When the church (especially our local church) is not what it is supposed to be – the hope for the world (Bill Hybels often talks about this) – I begin to groan and sigh as well. I cry out to God for His transforming power to change us all.
The great news is that God is for us! This is clear from Romans 8: 31 – What, then, shall we say in response to these things? If God is for us, who can be against us?
The question which is raised is this: are we for God? Or are we in it for ourselves? That’s a challenging question.
You can generally discern of people are “for God” – there is an openness to the Holy Spirit, who leads us into all truth!
What is our response to this God who has done all this for us?
Come Holy Spirit! We need to cry out to God for His Spirit to move in the lives of all we encounter.
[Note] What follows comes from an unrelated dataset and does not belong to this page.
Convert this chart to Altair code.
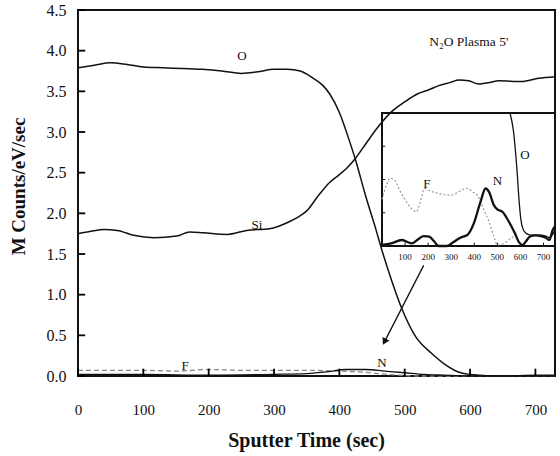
import altair as alt
import pandas as pd

# ---------------- main panel data ----------------
o_t = [0, 25, 50, 75, 100, 130, 160, 190, 220, 250, 275, 300, 320, 340, 360, 375, 385, 400, 415, 425, 440, 456, 465, 481, 496, 517, 541, 562, 582, 600, 650, 700, 730]
o_v = [3.79, 3.82, 3.85, 3.83, 3.80, 3.79, 3.78, 3.77, 3.75, 3.72, 3.74, 3.77, 3.77, 3.75, 3.66, 3.57, 3.47, 3.24, 2.90, 2.65, 2.22, 1.80, 1.55, 1.15, 0.82, 0.48, 0.28, 0.14, 0.05, 0.02, 0.0, 0.0, 0.0]

si_t = [0, 20, 40, 60, 85, 116, 151, 171, 192, 228, 258, 293, 324, 338, 350, 368, 385, 399, 412, 425, 440, 460, 480, 500, 520, 537, 552, 570, 583, 598, 613, 630, 644, 679, 705, 730]
si_v = [1.75, 1.78, 1.80, 1.79, 1.73, 1.70, 1.72, 1.77, 1.76, 1.74, 1.79, 1.81, 1.90, 1.96, 2.03, 2.22, 2.38, 2.47, 2.56, 2.68, 2.85, 3.07, 3.25, 3.37, 3.47, 3.52, 3.57, 3.61, 3.64, 3.63, 3.59, 3.61, 3.63, 3.62, 3.66, 3.68]

f_t = [0, 50, 100, 150, 200, 250, 300, 350, 400, 430, 460, 490, 520, 600, 730]
f_v = [0.07, 0.07, 0.07, 0.06, 0.08, 0.07, 0.07, 0.07, 0.06, 0.05, 0.03, 0.01, 0.0, 0.0, 0.0]

n_t = [0, 100, 200, 300, 350, 380, 410, 440, 470, 500, 530, 560, 600, 650, 700, 730]
n_v = [0.02, 0.02, 0.01, 0.02, 0.03, 0.05, 0.08, 0.08, 0.06, 0.04, 0.02, 0.01, 0.0, 0.0, 0.01, 0.01]

x_ticks = [0, 100, 200, 300, 400, 500, 600, 700]
y_ticks = [0.0, 0.5, 1.0, 1.5, 2.0, 2.5, 3.0, 3.5, 4.0, 4.5]

# curve labels (main panel, data coordinates)
lab_text = ["O", "Si", "F", "N"]
lab_t = [251, 274, 164, 465]
lab_v = [3.93, 1.86, 0.12, 0.16]

# arrow from inset to N bump
arrow_t = [529, 469]
arrow_v = [1.36, 0.42]

# ---------------- inset data ----------------
in_f_t = [0, 20, 35, 55, 75, 95, 125, 150, 165, 185, 210, 235, 265, 300, 330, 350, 370, 395, 413, 430, 442, 464, 485, 500, 529, 558, 575]
in_f_v = [1.40, 1.85, 2.04, 1.98, 1.70, 1.45, 1.15, 1.03, 1.30, 1.73, 1.65, 1.60, 1.55, 1.53, 1.62, 1.70, 1.73, 1.62, 1.53, 1.30, 1.08, 0.73, 0.28, 0.03, 0.08, 0.23, 0.30]

in_n_t = [0, 40, 86, 110, 130, 160, 180, 205, 225, 245, 282, 310, 340, 370, 398, 427, 449, 464, 485, 500, 522, 540, 558, 575, 595, 609, 625, 640, 665, 689, 710, 725, 740, 750]
in_n_v = [0.03, 0.08, 0.18, 0.12, 0.08, 0.22, 0.30, 0.28, 0.15, 0.0, 0.0, 0.12, 0.25, 0.33, 0.68, 1.33, 1.73, 1.63, 1.23, 1.10, 1.03, 0.85, 0.63, 0.40, 0.10, 0.03, 0.15, 0.28, 0.32, 0.30, 0.25, 0.18, 0.48, 0.60]

in_o_t = [555, 570, 585, 595, 602, 612, 625, 645, 670, 690, 710, 725, 740, 750]
in_o_v = [4.0, 3.45, 2.30, 1.30, 0.80, 0.50, 0.38, 0.33, 0.33, 0.33, 0.30, 0.25, 0.35, 0.50]

in_x_ticks = [100, 200, 300, 400, 500, 600, 700]
in_y_ticks = [1, 2, 3]
in_lab_text = ["F", "N", "O"]
in_lab_t = [195, 500, 620]
in_lab_v = [1.85, 1.95, 2.75]

FONT = "Liberation Serif"

# ---------------- main panel ----------------
mx = alt.Scale(domain=[0, 730], nice=False, zero=False)
my = alt.Scale(domain=[0, 4.5], nice=False)

X = alt.X("t:Q", scale=mx, axis=alt.Axis(
    values=x_ticks, title="Sputter Time (sec)", domain=False, ticks=False,
    grid=False, labelPadding=26, labelFontSize=15, labelFlush=False,
    labelFont=FONT, titleFont=FONT, titleFontSize=20, titleBaseline="alphabetic",
    titleY=70, titleX=228))
Y = alt.Y("v:Q", scale=my, axis=alt.Axis(
    values=y_ticks, format=".1f", title="M Counts/eV/sec", domain=False, ticks=False,
    grid=False, labelPadding=12, labelFontSize=16, labelFlush=False,
    labelFont=FONT, titleFont=FONT, titleFontSize=19, titleAngle=270, titleBaseline="middle",
    titleAlign="center", titleX=-60, titleY=176))


def df(t, v):
    return pd.DataFrame({"t": t, "v": v})


o_line = alt.Chart(df(o_t, o_v)).mark_line(color="#111", strokeWidth=1.5, interpolate="monotone").encode(x=X, y=Y)
si_line = alt.Chart(df(si_t, si_v)).mark_line(color="#111", strokeWidth=1.5, interpolate="monotone").encode(x=X, y=Y)
f_line = alt.Chart(df(f_t, f_v)).mark_line(color="#888", strokeWidth=1.3, strokeDash=[5, 3], interpolate="monotone").encode(x=X, y=Y)
n_line = alt.Chart(df(n_t, n_v)).mark_line(color="#111", strokeWidth=1.3, interpolate="monotone").encode(x=X, y=Y)

# inward tick marks of the main frame
ytick_df = pd.DataFrame({"t": [0] * len(y_ticks), "t2": [11] * len(y_ticks), "v": y_ticks})
ytick = alt.Chart(ytick_df).mark_rule(color="#000", strokeWidth=1.8).encode(x=X, x2="t2:Q", y=Y)
xtick_df = pd.DataFrame({"t": x_ticks, "v": [0] * len(x_ticks), "v2": [0.09] * len(x_ticks)})
xtick = alt.Chart(xtick_df).mark_rule(color="#000", strokeWidth=1.8).encode(x=X, y=Y, y2="v2:Q")

labels = alt.Chart(pd.DataFrame({"t": lab_t, "v": lab_v, "s": lab_text})).mark_text(
    font=FONT, fontSize=13, color="#111").encode(x=X, y=Y, text="s:N")

plasma = alt.Chart(pd.DataFrame({"t": [598], "v": [4.11], "s": ["N\u2082O Plasma 5'"]})).mark_text(
    font=FONT, fontSize=13.5, color="#111").encode(x=X, y=Y, text="s:N")

arrow_df = pd.DataFrame({"t": [arrow_t[0]], "v": [arrow_v[0]], "t2": [arrow_t[1]], "v2": [arrow_v[1]]})
arrow = alt.Chart(arrow_df).mark_rule(color="#111", strokeWidth=1.3).encode(x=X, y=Y, x2="t2:Q", y2="v2:Q")
head = alt.Chart(pd.DataFrame({"t": [arrow_t[1]], "v": [arrow_v[1]]})).mark_point(
    shape="triangle-up", filled=True, color="#111", size=60, angle=207, opacity=1).encode(x=X, y=Y)

main = alt.layer(f_line, n_line, o_line, si_line, ytick, xtick, labels, plasma, arrow, head)

# ---------------- inset ----------------
ix = alt.Scale(domain=[0, 750], range=[304, 477], nice=False, zero=False)
iy = alt.Scale(domain=[0, 4], range=[236, 103], nice=False)
IX = alt.X("t:Q", scale=ix, axis=None)
IY = alt.Y("v:Q", scale=iy, axis=None)

frame = alt.Chart(pd.DataFrame({"t": [0], "v": [0], "t2": [750], "v2": [4]})).mark_rect(
    fill="white", fillOpacity=0, stroke="#111", strokeWidth=2).encode(x=IX, y=IY, x2="t2:Q", y2="v2:Q")

ytk = alt.Chart(pd.DataFrame({"t": [0] * len(in_y_ticks), "t2": [14] * len(in_y_ticks), "v": in_y_ticks})).mark_rule(
    color="#111", strokeWidth=1).encode(x=IX, x2="t2:Q", y=IY)
xtk = alt.Chart(pd.DataFrame({"t": in_x_ticks, "v": [0] * len(in_x_ticks), "v2": [0.1] * len(in_x_ticks)})).mark_rule(
    color="#111", strokeWidth=1).encode(x=IX, y=IY, y2="v2:Q")
xtl = alt.Chart(pd.DataFrame({"t": in_x_ticks, "v": [0] * len(in_x_ticks), "s": [str(k) for k in in_x_ticks]})).mark_text(
    font=FONT, fontSize=9, color="#111", baseline="top", dy=7).encode(x=IX, y=IY, text="s:N")

in_f = alt.Chart(df(in_f_t, in_f_v)).mark_line(color="#999", strokeWidth=1.2, strokeDash=[2, 2], interpolate="monotone").encode(x=IX, y=IY)
in_n = alt.Chart(df(in_n_t, in_n_v)).mark_line(color="#111", strokeWidth=2.3, interpolate="monotone").encode(x=IX, y=IY)
in_o = alt.Chart(df(in_o_t, in_o_v)).mark_line(color="#111", strokeWidth=1.3, interpolate="monotone").encode(x=IX, y=IY)
in_lab = alt.Chart(pd.DataFrame({"t": in_lab_t, "v": in_lab_v, "s": in_lab_text})).mark_text(
    font=FONT, fontSize=13, color="#111").encode(x=IX, y=IY, text="s:N")

inset = alt.layer(frame, ytk, xtk, xtl, in_f, in_n, in_o, in_lab)

chart = alt.layer(main, inset).resolve_scale(x="independent", y="independent").properties(
    width=477, height=366,
    autosize=alt.AutoSizeParams(type="none"),
    padding={"left": 78, "top": 10, "right": 5, "bottom": 80},
    background="white",
).configure(font=FONT).configure_axis(
    labelFont=FONT, titleFont=FONT, labelColor="#111", titleColor="#111",
    titleFontWeight="bold", grid=False
).configure_view(stroke="#111", strokeWidth=2)

chart.save("out.html", embed_options={"renderer": "svg", "actions": False})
In church, in our families, in our streets and our communities.
(I am indebted to Simon Ponsonby’s thoughts on this passage – as referenced in the sermon notes.)
Blessed are you, God of power and majesty, this day we give you thanks because in fulfilment of your promise you pour out your Spirit upon us, filling us with your gifts, leading us into all truth, and uniting peoples of many tongues in the confession of one faith.
Your Spirit gives us grace to call you Father, to proclaim your gospel to all nations and to serve you as a royal priesthood. For these and all your mercies, we praise you, Father, Son and Holy Spirit: Blessed be God for ever!